The Bible was never meant to be a cold set of facts to be categorized. It was always meant to be a portal to participation.
“The system is the greatest obstacle to truth. It is the greatest obstacle because it is a delusion… [It] is an attempt to master God, to capture the Divine in the net of human logic and category.”
— Søren Kierkegaard, Attack Upon Christendom
The Ultimate Telos
Pearcey concluded that while the populist stream, which included the Restoration Movement, was highly successful at converting the masses and building large congregations, it ultimately lost the mind of the culture. By abandoning the intellectual rigor of the “lower story” to focus purely on the practical and individualistic “upper story,” these movements helped create a modern paradigm where Christianity is viewed by the broader public not as a total, objective reality, but merely as a personal, subjective preference.
Their work and reflections are not absent today. Modern churches and the drive back to spirituality and tradition are at play, and behind it is humanity’s desperate desire for the “real thing.”
Looking back, the Restoration Movement didn’t have the blessing of modern research, further manuscript evidence, and archaeological discoveries that added depth and color to the black and white of what they were searching through.
They may have had the Greek, but they lacked even what the last 20 years have revealed.
The trick of becoming what we teach, of leading where we have already been, of fully trusting (as opposed to simply “believing”) the Divine was still foreign to American Christendom.
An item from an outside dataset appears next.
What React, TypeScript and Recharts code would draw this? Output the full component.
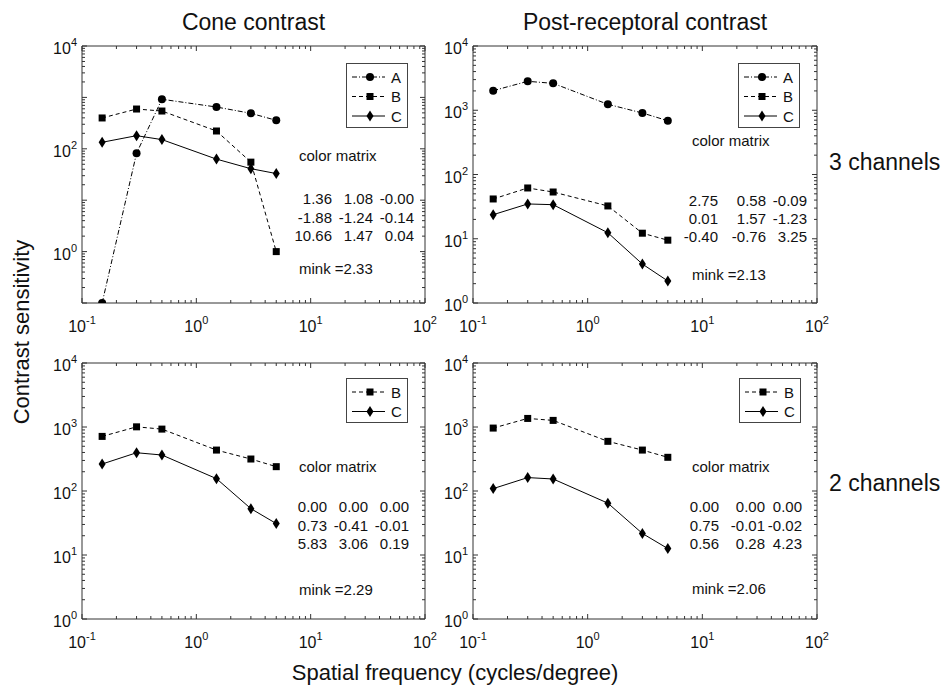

Today, it has already begun influencing much.
In 2026, the Scripture is there, as well as its context. Logic need not be erased, sanity abandoned, humanity ignored, nor the Spirit quenched. Science has driven us to the same boundaries, whether or not we have ever heard of the Restoration Movement.
People are hungry for the Spirit.
Last updated: 6/11/2026
Footnotes (& Leftovers)
- The term “doctrinal entropy” was adapted from tax entropy, or code entropy, in the lifecycle of nations. In any civilization, a tax system begins with relatively simple rules meant to fund a shared baseline. Over time, as the system grows, ages, and collides with new cultural and economic realities, it naturally accumulates layers of bureaucratic fluff, special exceptions, loopholes, and hyper-specific brackets. What started as a functional framework inevitably decays into a monstrous, unnavigable code that requires an army of legal accountants to enforce and maintain.
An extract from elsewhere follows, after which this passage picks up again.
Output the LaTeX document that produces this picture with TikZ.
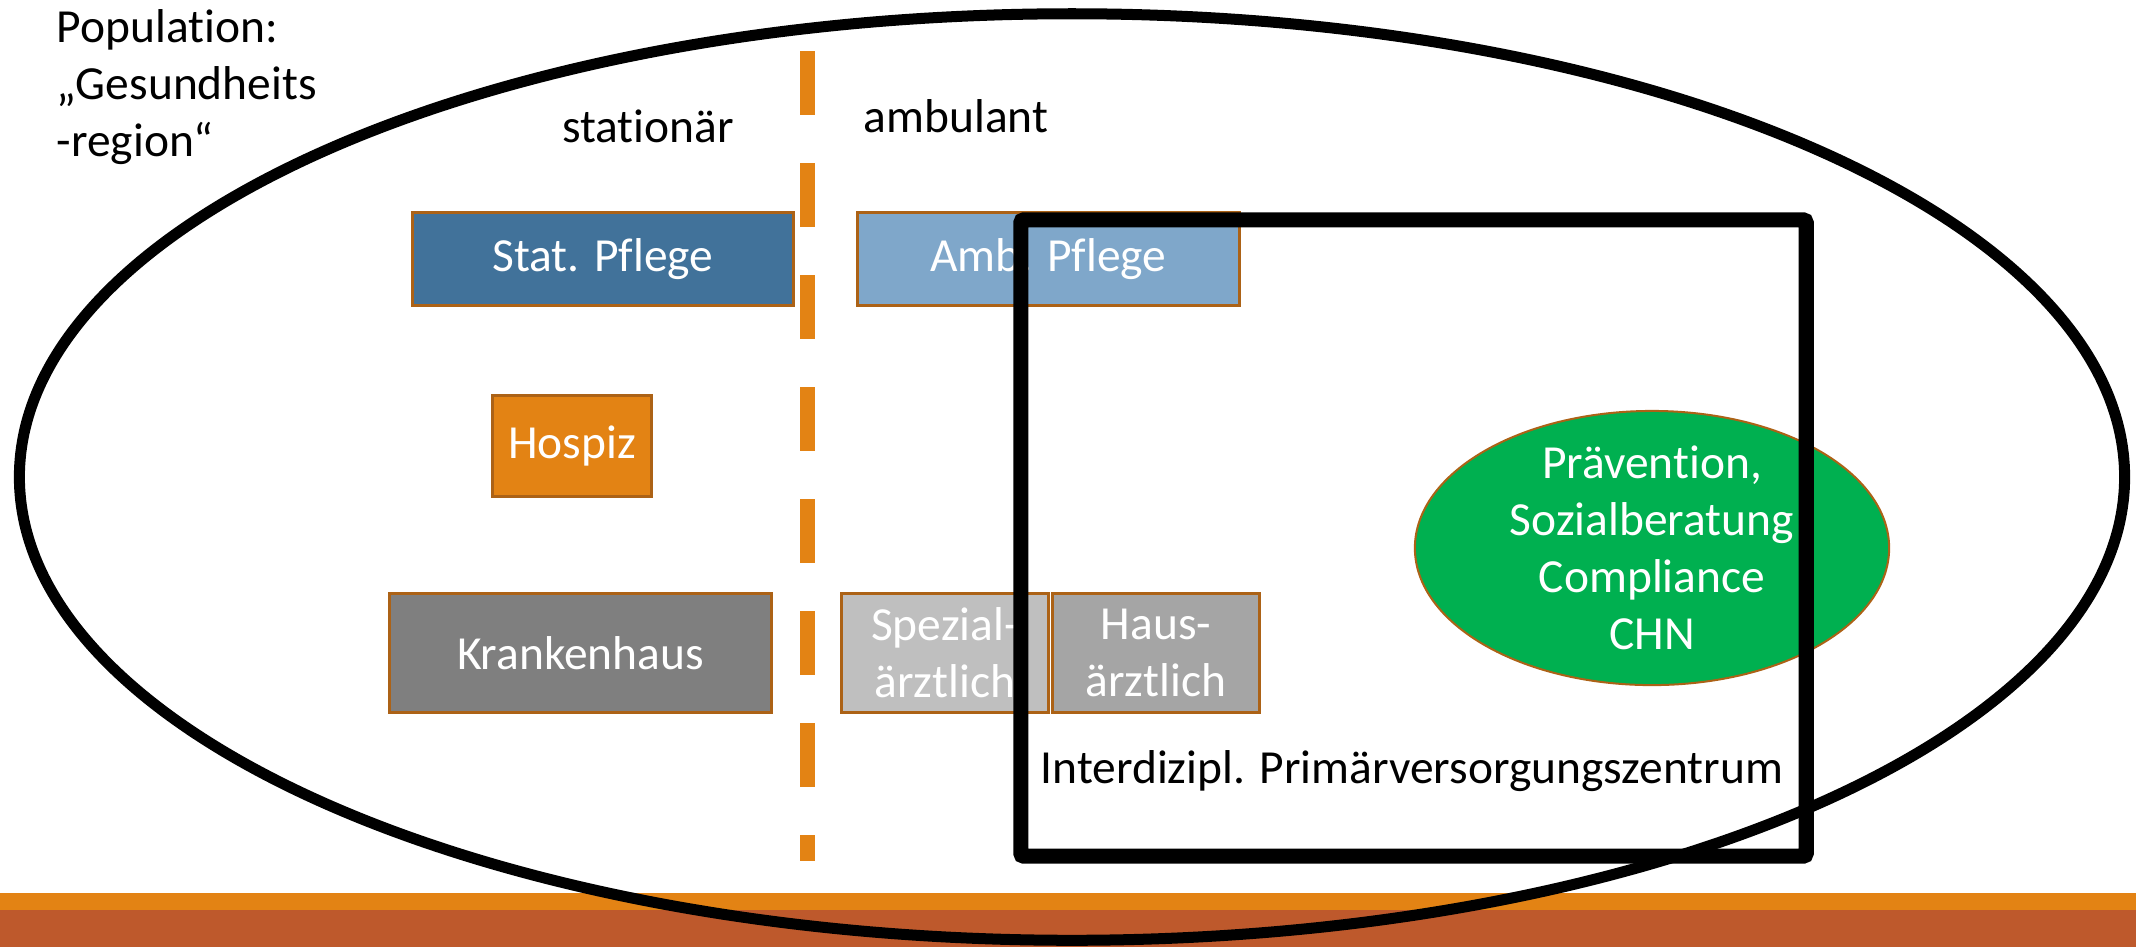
\documentclass[tikz,border=0pt]{standalone}
\usepackage{fontspec}
\setmainfont{Carlito}[Ligatures={NoCommon}]
\usetikzlibrary{shapes.geometric}
\definecolor{accentorange}{RGB}{227,131,20}
\definecolor{bandbrown}{RGB}{190,89,44}
\definecolor{boxedge}{RGB}{172,98,22}
\definecolor{statblue}{RGB}{65,114,154}
\definecolor{ambblue}{RGB}{127,167,202}
\definecolor{prevgreen}{RGB}{0,176,80}
\definecolor{khgray}{RGB}{127,127,127}
\definecolor{spgray}{RGB}{191,191,191}
\definecolor{hagray}{RGB}{165,165,165}
\begin{document}
\begin{tikzpicture}[x=0.01cm,y=-0.01cm,
  every node/.style={font=\fontsize{13.5pt}{16.2pt}\selectfont},
  carebox/.style={draw=boxedge, line width=0.03cm, inner sep=0pt, text=white, align=center},
  plain/.style={inner sep=0pt}]
\useasboundingbox (0,0) rectangle (2136,947);
% footer bands
\fill[accentorange] (0,893) rectangle (2136,910);
\fill[bandbrown] (0,910) rectangle (2136,947);
% region outline
\node[ellipse, draw, line width=0.11cm, minimum width=21.04cm, minimum height=9.26cm, inner sep=0pt] (region) at (1072,477) {};
% divider between inpatient and outpatient care
\coordinate (divtop) at (807,51);
\coordinate (divbot) at (807,861);
\draw[accentorange, line width=0.15cm, dash pattern=on 0.64cm off 0.48cm] (divtop) -- (divbot);
% headings
\node[plain, anchor=west, align=left] (population) at (56,87) {Population:\\„Gesundheits\\-region“};
\node[plain, anchor=base] (stationaer) at (648,142) {stationär};
\node[plain, anchor=base west] (ambulant) at (863,132) {ambulant};
% care providers
\node[carebox, fill=statblue, minimum width=3.8cm, minimum height=0.92cm] (statpflege) at (603,259) {Stat. Pflege};
\node[carebox, fill=ambblue, minimum width=3.81cm, minimum height=0.92cm] (ambpflege) at (1048.5,259) {Amb. Pflege};
\node[carebox, fill=accentorange, minimum width=1.58cm, minimum height=1cm] (hospiz) at (572,446) {Hospiz};
\node[carebox, fill=khgray, minimum width=3.81cm, minimum height=1.18cm] (kh) at (580.5,653) {Krankenhaus};
\node[carebox, fill=spgray, minimum width=2.06cm, minimum height=1.18cm] (spezial) at (945,653) {Spezial-\\ärztlich};
\node[carebox, fill=hagray, minimum width=2.06cm, minimum height=1.18cm] (haus) at (1156,653) {Haus-\\ärztlich};
% prevention services
\node[ellipse, draw=boxedge, line width=0.02cm, fill=prevgreen, minimum width=4.74cm, minimum height=2.74cm, inner sep=0pt] (prev) at (1652,548) {};
% primary care centre frame
\node[draw, line width=0.15cm, minimum width=7.85cm, minimum height=6.36cm, inner sep=0pt, rounded corners=0.03cm] (pvz) at (1413.5,538) {};
\node[plain, text=white, align=center] (prevtext) at (prev.center) {Prävention,\\Sozialberatung\\Compliance\\CHN};
\node[plain, anchor=base west] (pvzlabel) at (1040,783) {Interdizipl. Primärversorgungszentrum};
\end{tikzpicture}
\end{document}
Doctrinal entropy is governed by similar laws of human development and organizational physics, just applied to ideas. A movement begins with a radical, elegant, and beautifully simple premise (like “no creed but the Bible” or “it’s all about Jesus/Relationships/Discipleship/Etc“). As generations passed and the movement expanded, debates and conversations grew, multiplied, and hardened. In part to keep up with a world that is also advancing, movements accumulate unwritten rules, structural assumptions, reactionary gatekeeping, and interpretive traditions to handle edge cases and internal friction. Without a robust, deliberate anchor to historical depth and present realities, the system naturally degrades from fluid simplicity into structural hyper-complexity—inadvertently manufacturing unwritten creeds and competing expectations.